Transcribe the records that follow exactly. Skip the pictures.

»»

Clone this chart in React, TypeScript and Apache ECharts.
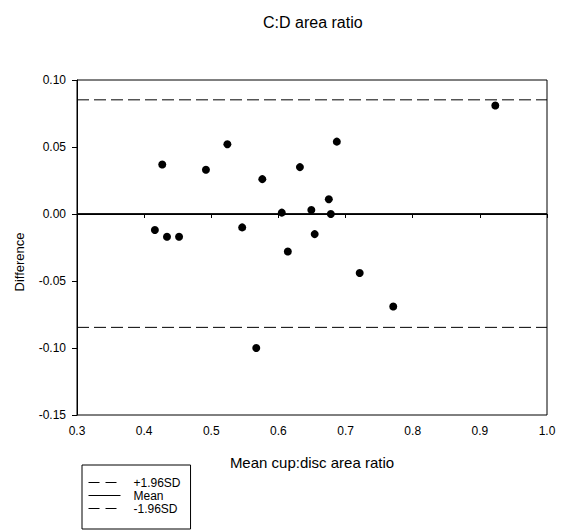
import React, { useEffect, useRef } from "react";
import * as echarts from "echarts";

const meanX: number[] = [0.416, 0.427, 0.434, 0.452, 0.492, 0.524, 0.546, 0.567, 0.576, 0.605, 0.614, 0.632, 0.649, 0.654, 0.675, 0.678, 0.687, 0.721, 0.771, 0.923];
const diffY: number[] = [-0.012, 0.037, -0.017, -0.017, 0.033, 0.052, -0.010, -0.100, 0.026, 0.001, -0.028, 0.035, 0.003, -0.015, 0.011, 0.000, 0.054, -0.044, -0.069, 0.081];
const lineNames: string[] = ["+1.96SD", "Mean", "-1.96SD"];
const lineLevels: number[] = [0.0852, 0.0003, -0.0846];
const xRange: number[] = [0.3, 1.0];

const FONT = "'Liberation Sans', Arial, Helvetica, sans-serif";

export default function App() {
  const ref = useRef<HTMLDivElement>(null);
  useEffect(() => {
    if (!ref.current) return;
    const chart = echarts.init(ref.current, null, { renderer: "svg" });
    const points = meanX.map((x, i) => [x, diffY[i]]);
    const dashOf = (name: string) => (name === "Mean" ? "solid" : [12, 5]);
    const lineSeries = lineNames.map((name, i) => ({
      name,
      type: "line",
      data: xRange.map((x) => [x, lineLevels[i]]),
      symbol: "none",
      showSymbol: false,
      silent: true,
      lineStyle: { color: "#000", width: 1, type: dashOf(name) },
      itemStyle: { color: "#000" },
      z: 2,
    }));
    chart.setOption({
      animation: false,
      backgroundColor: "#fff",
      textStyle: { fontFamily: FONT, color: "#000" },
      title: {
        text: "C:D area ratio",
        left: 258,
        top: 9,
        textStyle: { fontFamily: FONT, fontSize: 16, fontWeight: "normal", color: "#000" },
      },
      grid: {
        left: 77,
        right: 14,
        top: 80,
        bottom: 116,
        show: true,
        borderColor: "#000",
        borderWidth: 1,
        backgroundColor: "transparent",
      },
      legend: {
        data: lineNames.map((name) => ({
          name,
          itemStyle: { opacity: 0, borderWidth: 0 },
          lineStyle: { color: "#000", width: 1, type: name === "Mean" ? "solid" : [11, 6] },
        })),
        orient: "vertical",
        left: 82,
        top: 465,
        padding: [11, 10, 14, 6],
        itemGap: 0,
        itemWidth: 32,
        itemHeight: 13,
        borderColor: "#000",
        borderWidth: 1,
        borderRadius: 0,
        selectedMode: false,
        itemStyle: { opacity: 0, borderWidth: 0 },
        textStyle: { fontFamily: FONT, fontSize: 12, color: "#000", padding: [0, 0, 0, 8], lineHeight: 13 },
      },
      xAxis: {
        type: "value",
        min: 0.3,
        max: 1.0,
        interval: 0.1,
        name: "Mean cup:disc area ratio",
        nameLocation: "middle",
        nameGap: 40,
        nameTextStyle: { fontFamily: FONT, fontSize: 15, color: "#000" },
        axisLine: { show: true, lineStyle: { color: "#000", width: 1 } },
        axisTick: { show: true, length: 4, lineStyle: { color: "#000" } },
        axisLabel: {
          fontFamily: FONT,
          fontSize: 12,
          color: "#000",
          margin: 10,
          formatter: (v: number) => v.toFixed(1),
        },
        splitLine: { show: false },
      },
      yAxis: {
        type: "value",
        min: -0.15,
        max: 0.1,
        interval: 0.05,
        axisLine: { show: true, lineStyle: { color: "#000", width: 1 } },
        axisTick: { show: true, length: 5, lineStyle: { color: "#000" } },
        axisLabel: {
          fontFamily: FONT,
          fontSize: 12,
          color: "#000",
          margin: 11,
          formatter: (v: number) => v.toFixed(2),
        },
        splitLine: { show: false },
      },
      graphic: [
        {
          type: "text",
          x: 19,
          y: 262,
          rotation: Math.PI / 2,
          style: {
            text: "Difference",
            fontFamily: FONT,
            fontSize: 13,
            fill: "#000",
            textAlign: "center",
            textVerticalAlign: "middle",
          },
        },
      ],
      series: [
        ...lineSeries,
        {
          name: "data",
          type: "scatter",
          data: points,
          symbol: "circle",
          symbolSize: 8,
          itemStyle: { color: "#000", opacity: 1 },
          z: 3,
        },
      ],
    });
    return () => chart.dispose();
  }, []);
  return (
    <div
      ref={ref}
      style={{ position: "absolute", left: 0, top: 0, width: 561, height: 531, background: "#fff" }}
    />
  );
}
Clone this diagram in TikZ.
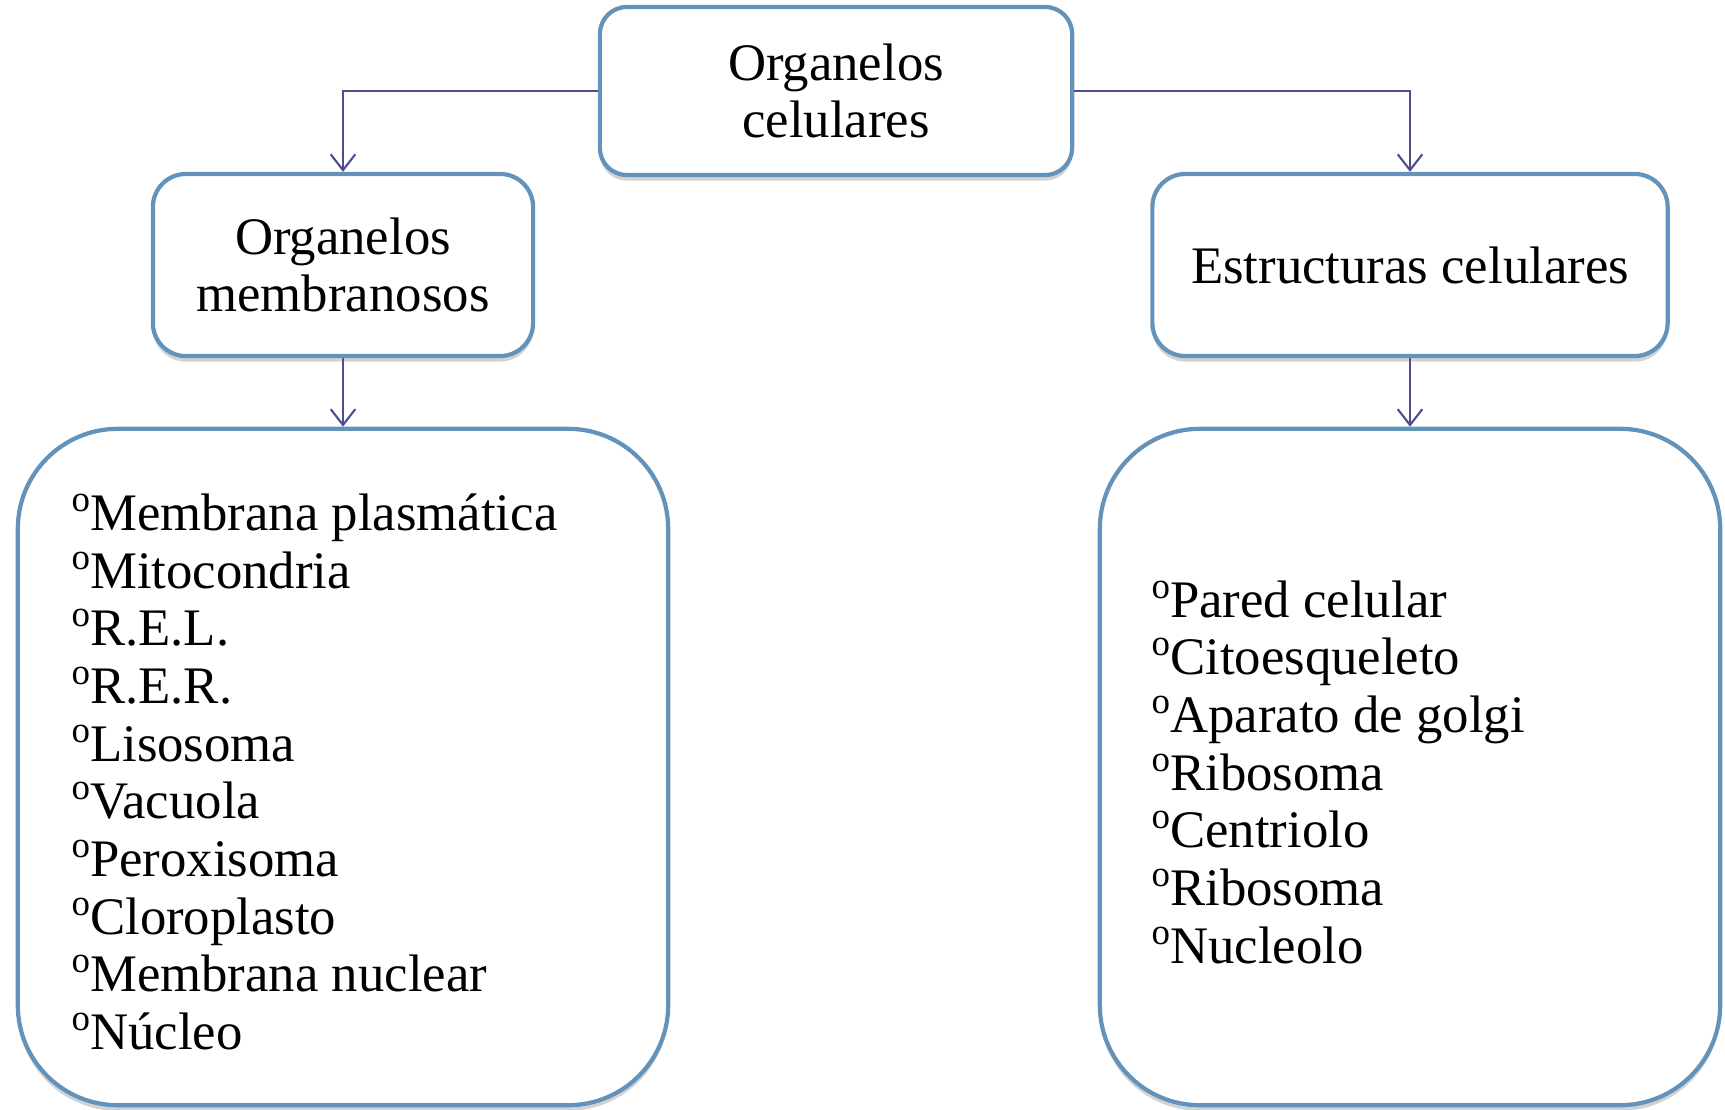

««

◆ ANSWER BELOW ◆
Clone this chart in React, TypeScript and Apache ECharts.
import React, { useEffect, useRef } from "react";
import * as echarts from "echarts";

const meanX: number[] = [0.416, 0.427, 0.434, 0.452, 0.492, 0.524, 0.546, 0.567, 0.576, 0.605, 0.614, 0.632, 0.649, 0.654, 0.675, 0.678, 0.687, 0.721, 0.771, 0.923];
const diffY: number[] = [-0.012, 0.037, -0.017, -0.017, 0.033, 0.052, -0.010, -0.100, 0.026, 0.001, -0.028, 0.035, 0.003, -0.015, 0.011, 0.000, 0.054, -0.044, -0.069, 0.081];
const lineNames: string[] = ["+1.96SD", "Mean", "-1.96SD"];
const lineLevels: number[] = [0.0852, 0.0003, -0.0846];
const xRange: number[] = [0.3, 1.0];

const FONT = "'Liberation Sans', Arial, Helvetica, sans-serif";

export default function App() {
  const ref = useRef<HTMLDivElement>(null);
  useEffect(() => {
    if (!ref.current) return;
    const chart = echarts.init(ref.current, null, { renderer: "svg" });
    const points = meanX.map((x, i) => [x, diffY[i]]);
    const dashOf = (name: string) => (name === "Mean" ? "solid" : [12, 5]);
    const lineSeries = lineNames.map((name, i) => ({
      name,
      type: "line",
      data: xRange.map((x) => [x, lineLevels[i]]),
      symbol: "none",
      showSymbol: false,
      silent: true,
      lineStyle: { color: "#000", width: 1, type: dashOf(name) },
      itemStyle: { color: "#000" },
      z: 2,
    }));
    chart.setOption({
      animation: false,
      backgroundColor: "#fff",
      textStyle: { fontFamily: FONT, color: "#000" },
      title: {
        text: "C:D area ratio",
        left: 258,
        top: 9,
        textStyle: { fontFamily: FONT, fontSize: 16, fontWeight: "normal", color: "#000" },
      },
      grid: {
        left: 77,
        right: 14,
        top: 80,
        bottom: 116,
        show: true,
        borderColor: "#000",
        borderWidth: 1,
        backgroundColor: "transparent",
      },
      legend: {
        data: lineNames.map((name) => ({
          name,
          itemStyle: { opacity: 0, borderWidth: 0 },
          lineStyle: { color: "#000", width: 1, type: name === "Mean" ? "solid" : [11, 6] },
        })),
        orient: "vertical",
        left: 82,
        top: 465,
        padding: [11, 10, 14, 6],
        itemGap: 0,
        itemWidth: 32,
        itemHeight: 13,
        borderColor: "#000",
        borderWidth: 1,
        borderRadius: 0,
        selectedMode: false,
        itemStyle: { opacity: 0, borderWidth: 0 },
        textStyle: { fontFamily: FONT, fontSize: 12, color: "#000", padding: [0, 0, 0, 8], lineHeight: 13 },
      },
      xAxis: {
        type: "value",
        min: 0.3,
        max: 1.0,
        interval: 0.1,
        name: "Mean cup:disc area ratio",
        nameLocation: "middle",
        nameGap: 40,
        nameTextStyle: { fontFamily: FONT, fontSize: 15, color: "#000" },
        axisLine: { show: true, lineStyle: { color: "#000", width: 1 } },
        axisTick: { show: true, length: 4, lineStyle: { color: "#000" } },
        axisLabel: {
          fontFamily: FONT,
          fontSize: 12,
          color: "#000",
          margin: 10,
          formatter: (v: number) => v.toFixed(1),
        },
        splitLine: { show: false },
      },
      yAxis: {
        type: "value",
        min: -0.15,
        max: 0.1,
        interval: 0.05,
        axisLine: { show: true, lineStyle: { color: "#000", width: 1 } },
        axisTick: { show: true, length: 5, lineStyle: { color: "#000" } },
        axisLabel: {
          fontFamily: FONT,
          fontSize: 12,
          color: "#000",
          margin: 11,
          formatter: (v: number) => v.toFixed(2),
        },
        splitLine: { show: false },
      },
      graphic: [
        {
          type: "text",
          x: 19,
          y: 262,
          rotation: Math.PI / 2,
          style: {
            text: "Difference",
            fontFamily: FONT,
            fontSize: 13,
            fill: "#000",
            textAlign: "center",
            textVerticalAlign: "middle",
          },
        },
      ],
      series: [
        ...lineSeries,
        {
          name: "data",
          type: "scatter",
          data: points,
          symbol: "circle",
          symbolSize: 8,
          itemStyle: { color: "#000", opacity: 1 },
          z: 3,
        },
      ],
    });
    return () => chart.dispose();
  }, []);
  return (
    <div
      ref={ref}
      style={{ position: "absolute", left: 0, top: 0, width: 561, height: 531, background: "#fff" }}
    />
  );
}
Clone this diagram in TikZ.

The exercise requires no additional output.